Return the lines that follow, exactly as they appear, from the first through the one containing "import * as"; no pictures are to be included.

### Material provided
******************************
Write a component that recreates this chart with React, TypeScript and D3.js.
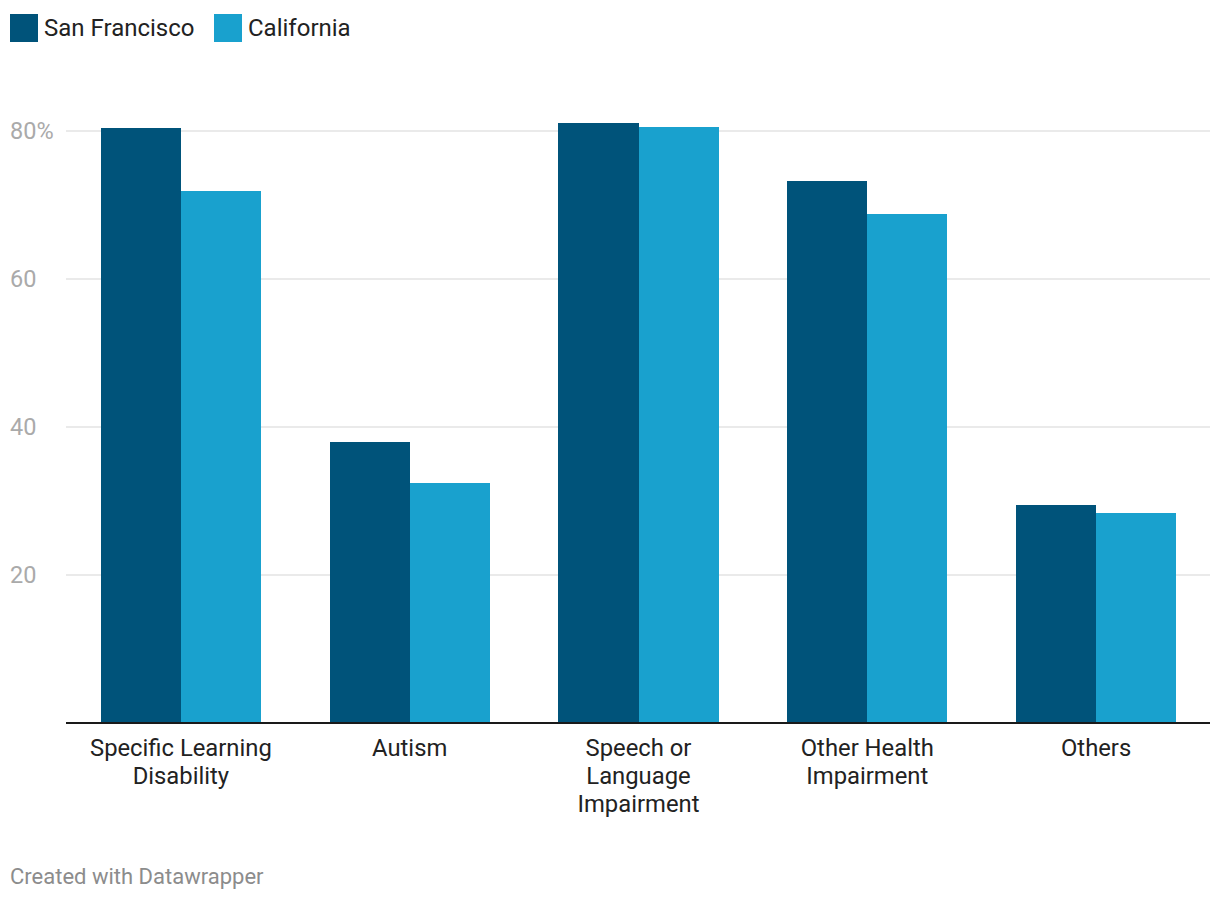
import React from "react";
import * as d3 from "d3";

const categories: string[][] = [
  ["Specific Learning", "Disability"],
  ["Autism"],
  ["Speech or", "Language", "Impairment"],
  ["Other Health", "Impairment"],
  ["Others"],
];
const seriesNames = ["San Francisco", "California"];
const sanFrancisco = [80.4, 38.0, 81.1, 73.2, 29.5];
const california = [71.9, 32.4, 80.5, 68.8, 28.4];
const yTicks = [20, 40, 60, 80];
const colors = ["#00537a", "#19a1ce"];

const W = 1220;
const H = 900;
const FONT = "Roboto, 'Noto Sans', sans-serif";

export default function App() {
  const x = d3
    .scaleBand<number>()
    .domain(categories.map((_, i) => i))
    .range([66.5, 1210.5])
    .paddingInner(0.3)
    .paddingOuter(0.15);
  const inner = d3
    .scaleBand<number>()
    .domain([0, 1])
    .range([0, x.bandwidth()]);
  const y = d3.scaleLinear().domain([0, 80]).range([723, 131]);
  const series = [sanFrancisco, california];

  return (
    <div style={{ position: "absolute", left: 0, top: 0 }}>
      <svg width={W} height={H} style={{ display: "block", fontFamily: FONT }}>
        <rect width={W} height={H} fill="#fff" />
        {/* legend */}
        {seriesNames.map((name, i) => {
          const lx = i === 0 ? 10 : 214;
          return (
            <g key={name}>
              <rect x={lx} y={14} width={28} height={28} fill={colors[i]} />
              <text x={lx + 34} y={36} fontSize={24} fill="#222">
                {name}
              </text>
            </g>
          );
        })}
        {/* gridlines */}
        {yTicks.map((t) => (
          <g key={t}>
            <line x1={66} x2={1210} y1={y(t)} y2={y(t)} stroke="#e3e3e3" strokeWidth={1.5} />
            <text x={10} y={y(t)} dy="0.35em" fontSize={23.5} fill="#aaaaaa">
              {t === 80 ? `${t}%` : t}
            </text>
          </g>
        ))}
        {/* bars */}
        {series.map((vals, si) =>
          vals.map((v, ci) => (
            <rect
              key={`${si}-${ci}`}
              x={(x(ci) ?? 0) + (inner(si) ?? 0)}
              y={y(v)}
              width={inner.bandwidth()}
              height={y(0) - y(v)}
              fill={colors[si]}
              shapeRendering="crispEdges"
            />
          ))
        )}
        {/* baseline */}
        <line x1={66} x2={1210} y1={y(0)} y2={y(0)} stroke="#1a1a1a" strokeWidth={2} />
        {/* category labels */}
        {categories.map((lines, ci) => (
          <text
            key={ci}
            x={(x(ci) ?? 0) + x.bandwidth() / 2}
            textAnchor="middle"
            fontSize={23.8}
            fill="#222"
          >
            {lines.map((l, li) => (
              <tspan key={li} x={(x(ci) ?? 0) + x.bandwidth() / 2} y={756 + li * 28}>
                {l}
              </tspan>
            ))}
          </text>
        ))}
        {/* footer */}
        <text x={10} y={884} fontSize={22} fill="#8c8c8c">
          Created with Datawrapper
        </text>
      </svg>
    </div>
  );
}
******************************
### Complete response
Write a component that recreates this chart with React, TypeScript and D3.js.
import React from "react";
import * as d3 from "d3";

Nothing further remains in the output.